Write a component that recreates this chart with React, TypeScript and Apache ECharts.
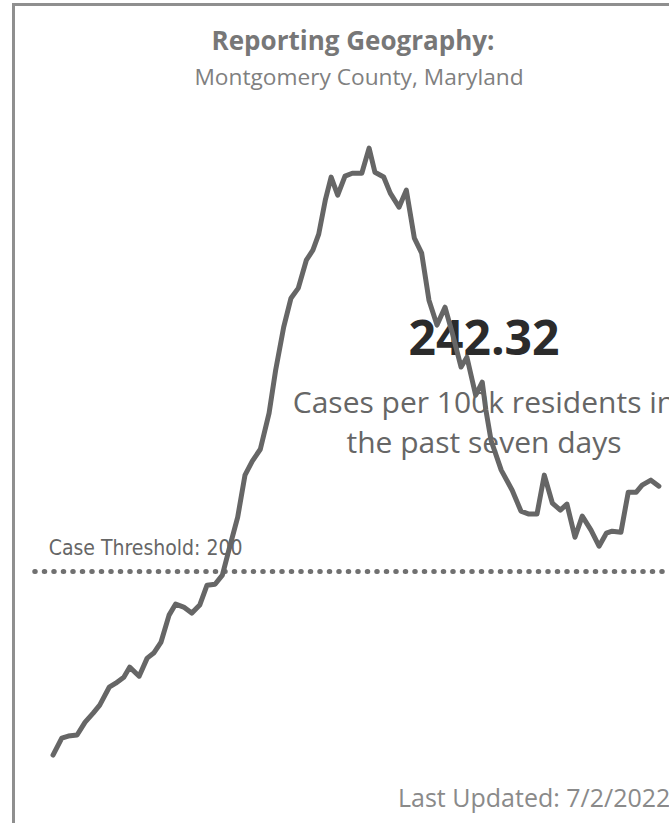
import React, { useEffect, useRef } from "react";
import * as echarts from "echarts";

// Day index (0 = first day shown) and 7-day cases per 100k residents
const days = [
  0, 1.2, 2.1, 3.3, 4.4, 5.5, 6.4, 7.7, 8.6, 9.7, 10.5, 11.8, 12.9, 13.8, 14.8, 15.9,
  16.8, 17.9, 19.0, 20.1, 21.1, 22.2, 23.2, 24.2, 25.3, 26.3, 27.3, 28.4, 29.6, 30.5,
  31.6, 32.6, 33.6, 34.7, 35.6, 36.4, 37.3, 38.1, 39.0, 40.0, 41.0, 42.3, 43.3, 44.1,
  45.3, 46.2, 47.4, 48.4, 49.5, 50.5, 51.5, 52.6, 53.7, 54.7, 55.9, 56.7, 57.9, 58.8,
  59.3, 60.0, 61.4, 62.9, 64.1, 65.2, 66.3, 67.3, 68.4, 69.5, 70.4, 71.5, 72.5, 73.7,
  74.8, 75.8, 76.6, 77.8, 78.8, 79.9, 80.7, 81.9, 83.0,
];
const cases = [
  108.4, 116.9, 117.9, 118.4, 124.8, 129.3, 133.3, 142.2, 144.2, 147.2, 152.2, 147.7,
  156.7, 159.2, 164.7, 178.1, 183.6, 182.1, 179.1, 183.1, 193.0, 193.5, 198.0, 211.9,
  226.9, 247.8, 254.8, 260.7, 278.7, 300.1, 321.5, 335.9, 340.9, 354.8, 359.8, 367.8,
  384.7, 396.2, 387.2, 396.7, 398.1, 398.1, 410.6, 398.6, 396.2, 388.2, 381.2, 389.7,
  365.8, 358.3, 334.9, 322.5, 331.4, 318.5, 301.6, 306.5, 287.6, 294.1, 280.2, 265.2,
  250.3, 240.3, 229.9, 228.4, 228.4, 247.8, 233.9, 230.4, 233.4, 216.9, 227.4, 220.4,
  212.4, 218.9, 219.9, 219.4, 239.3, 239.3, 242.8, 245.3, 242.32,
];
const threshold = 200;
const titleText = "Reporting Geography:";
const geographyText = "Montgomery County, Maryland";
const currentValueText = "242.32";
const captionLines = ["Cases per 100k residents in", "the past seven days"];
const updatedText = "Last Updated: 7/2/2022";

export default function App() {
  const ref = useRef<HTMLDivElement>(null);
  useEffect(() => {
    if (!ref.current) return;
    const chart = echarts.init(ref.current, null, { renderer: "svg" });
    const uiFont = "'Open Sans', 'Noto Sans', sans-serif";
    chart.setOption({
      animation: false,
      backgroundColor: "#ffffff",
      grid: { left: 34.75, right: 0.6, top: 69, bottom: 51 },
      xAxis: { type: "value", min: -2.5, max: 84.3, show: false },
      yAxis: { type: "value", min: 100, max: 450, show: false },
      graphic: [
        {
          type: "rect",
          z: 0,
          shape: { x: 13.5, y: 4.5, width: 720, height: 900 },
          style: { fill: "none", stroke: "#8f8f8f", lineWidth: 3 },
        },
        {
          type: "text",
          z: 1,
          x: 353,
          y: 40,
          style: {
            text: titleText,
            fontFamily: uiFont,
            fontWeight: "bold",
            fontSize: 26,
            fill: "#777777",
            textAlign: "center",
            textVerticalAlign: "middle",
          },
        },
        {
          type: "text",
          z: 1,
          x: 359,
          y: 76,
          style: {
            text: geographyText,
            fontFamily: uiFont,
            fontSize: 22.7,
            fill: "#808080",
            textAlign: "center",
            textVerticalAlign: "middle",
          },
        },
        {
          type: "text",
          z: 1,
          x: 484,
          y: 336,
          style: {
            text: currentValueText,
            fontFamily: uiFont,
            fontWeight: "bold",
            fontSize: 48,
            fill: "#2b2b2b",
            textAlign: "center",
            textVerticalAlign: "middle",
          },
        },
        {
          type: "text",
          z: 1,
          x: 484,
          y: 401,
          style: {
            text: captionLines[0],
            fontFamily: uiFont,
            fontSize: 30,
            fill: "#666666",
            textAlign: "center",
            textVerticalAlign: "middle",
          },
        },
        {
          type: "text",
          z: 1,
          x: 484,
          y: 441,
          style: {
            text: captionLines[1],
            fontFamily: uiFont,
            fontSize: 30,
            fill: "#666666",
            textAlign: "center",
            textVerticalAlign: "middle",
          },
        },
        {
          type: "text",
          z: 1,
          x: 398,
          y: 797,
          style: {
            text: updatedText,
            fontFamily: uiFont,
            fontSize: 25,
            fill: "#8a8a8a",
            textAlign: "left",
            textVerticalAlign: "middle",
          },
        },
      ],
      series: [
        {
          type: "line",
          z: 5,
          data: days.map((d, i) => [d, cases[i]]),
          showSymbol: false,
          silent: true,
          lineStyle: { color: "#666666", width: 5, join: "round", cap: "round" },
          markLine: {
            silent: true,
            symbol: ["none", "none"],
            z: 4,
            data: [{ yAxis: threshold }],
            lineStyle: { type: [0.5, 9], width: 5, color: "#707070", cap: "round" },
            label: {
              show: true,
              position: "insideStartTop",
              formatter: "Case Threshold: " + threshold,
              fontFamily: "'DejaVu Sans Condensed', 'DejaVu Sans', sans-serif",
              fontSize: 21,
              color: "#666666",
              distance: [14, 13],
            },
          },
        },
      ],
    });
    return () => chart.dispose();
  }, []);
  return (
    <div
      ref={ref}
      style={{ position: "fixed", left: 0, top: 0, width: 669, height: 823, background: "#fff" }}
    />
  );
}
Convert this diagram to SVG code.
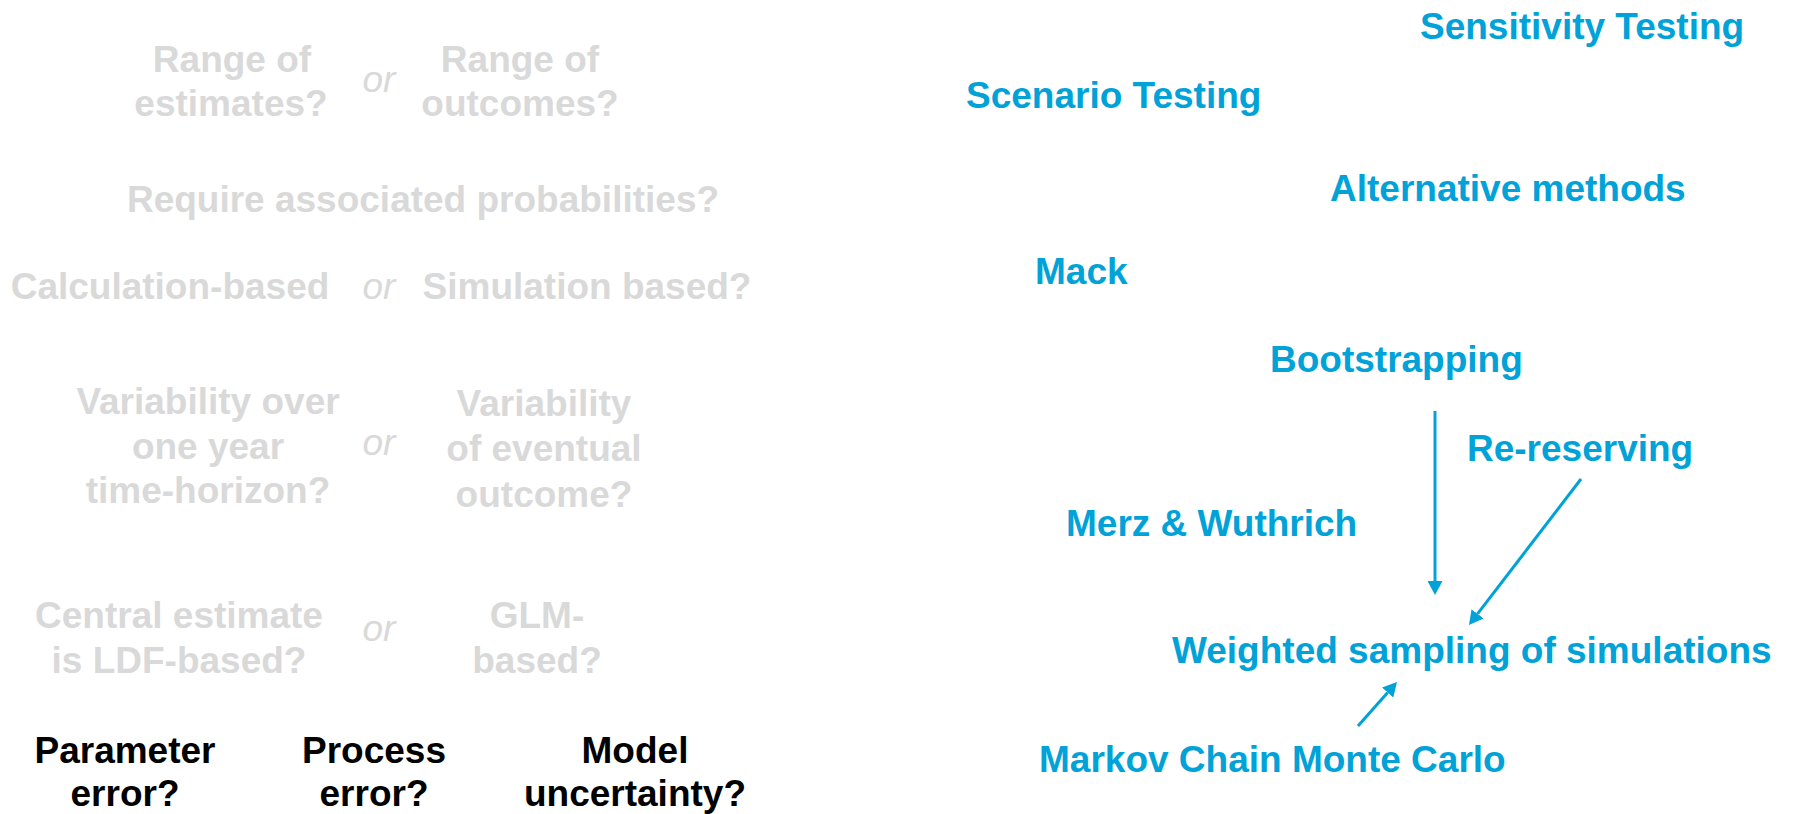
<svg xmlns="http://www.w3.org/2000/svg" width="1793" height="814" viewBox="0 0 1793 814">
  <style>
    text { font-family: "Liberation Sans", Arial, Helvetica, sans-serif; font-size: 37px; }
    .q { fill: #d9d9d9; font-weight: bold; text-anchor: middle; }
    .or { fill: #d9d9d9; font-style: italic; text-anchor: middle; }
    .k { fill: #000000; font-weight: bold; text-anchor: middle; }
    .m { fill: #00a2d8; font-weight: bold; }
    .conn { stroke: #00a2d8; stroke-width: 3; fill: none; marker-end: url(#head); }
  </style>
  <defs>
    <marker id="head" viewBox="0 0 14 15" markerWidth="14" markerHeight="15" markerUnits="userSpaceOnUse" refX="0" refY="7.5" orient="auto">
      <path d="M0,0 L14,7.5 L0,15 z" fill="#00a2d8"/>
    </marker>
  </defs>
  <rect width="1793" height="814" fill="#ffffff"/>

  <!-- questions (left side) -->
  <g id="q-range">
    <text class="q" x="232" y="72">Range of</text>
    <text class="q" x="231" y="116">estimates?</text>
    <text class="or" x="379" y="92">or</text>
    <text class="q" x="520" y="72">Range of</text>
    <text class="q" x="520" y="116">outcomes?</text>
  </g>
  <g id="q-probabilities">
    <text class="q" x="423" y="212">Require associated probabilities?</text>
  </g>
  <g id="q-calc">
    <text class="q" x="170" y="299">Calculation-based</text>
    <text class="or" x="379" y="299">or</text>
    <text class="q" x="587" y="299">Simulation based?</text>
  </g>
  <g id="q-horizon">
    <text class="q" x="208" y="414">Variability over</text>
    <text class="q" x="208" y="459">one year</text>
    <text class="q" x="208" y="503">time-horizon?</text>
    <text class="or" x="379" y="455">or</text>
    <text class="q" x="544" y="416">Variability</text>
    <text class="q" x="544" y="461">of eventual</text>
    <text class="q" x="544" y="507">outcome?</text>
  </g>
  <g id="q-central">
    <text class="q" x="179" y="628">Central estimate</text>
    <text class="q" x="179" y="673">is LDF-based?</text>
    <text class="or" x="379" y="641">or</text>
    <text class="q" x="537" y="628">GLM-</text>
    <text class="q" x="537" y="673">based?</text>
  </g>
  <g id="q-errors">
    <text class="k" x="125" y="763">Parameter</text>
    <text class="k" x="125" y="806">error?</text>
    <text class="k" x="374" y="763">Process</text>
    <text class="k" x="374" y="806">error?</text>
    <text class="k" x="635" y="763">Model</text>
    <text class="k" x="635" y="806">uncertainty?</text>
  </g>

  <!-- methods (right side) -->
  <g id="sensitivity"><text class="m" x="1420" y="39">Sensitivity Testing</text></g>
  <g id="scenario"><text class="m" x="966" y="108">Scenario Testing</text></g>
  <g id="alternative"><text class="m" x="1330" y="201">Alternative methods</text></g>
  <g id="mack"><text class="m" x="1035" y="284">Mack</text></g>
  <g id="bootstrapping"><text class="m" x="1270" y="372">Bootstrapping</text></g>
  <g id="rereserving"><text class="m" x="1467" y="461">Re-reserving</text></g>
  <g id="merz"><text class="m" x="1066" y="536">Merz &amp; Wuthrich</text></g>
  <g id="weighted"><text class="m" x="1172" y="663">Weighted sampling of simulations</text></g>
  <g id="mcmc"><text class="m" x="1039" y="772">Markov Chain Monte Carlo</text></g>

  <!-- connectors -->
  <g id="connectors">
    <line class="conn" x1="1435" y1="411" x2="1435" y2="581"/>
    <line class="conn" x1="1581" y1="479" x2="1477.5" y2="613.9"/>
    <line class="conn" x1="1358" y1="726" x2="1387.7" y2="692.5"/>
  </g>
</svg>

▶ **To be done**: Write out exactly the opening lines of the data, stopping after the line that holds "import * as". Exclude pictures.

▶ **Full response**:
Write a component that recreates this chart with React, TypeScript and Apache ECharts.
import React, { useEffect, useRef } from "react";
import * as echarts from "echarts";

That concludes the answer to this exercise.